Belgium, nuclear weapons and public opinion
If there is one really delicate subject in the Kingdom of Belgium, it is nuclear weapons. It is not that the deterrence concept is new to the geostrategic thinking of politicians. Nor is it that nuclear weapons themselves are off-camera, since the country has hosted American weapons under the ‘dual-key’ regime for decades. The explanation lies rather in the effect that this presence exerts on fringe public opinion influenced by pacifist NGOs and anti-nuclear politicians.
The weighting of political parties and of coalition governments (an unavoidable position) adds to the confusion, since a good many parliamentarians, senators even, and not just members of the opposition, make (non-binding) recommendations on this subject, while the governments of the day stick to the ‘wait-and-see’ posture.

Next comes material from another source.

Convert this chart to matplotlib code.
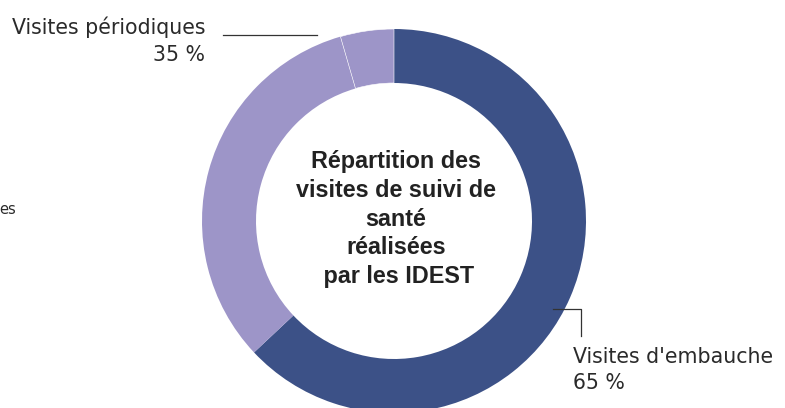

In Belgium, the less the nuclear question is raised, the better it is for the politico-military authorities. But roughly every five years, at the same time as the Nuclear Non-Proliferation Treaty (NPT) review conferences, the debate resurfaces in the media over the presence of an estimated score of American B-61 free-fall nuclear bombs,(1) stored in a secure perimeter within the Kleine Brogel Belgian Air Force base, a debate fuelled by the various peace movements, the Greens and the Flemish-speaking Socialist Party. The argument developed on every one of these occasions rests on the question of the legality of this presence on Belgian soil, given that the Kingdom signed the Nuclear Non-Proliferation Treaty in August 1968 and ratified it in May 1975.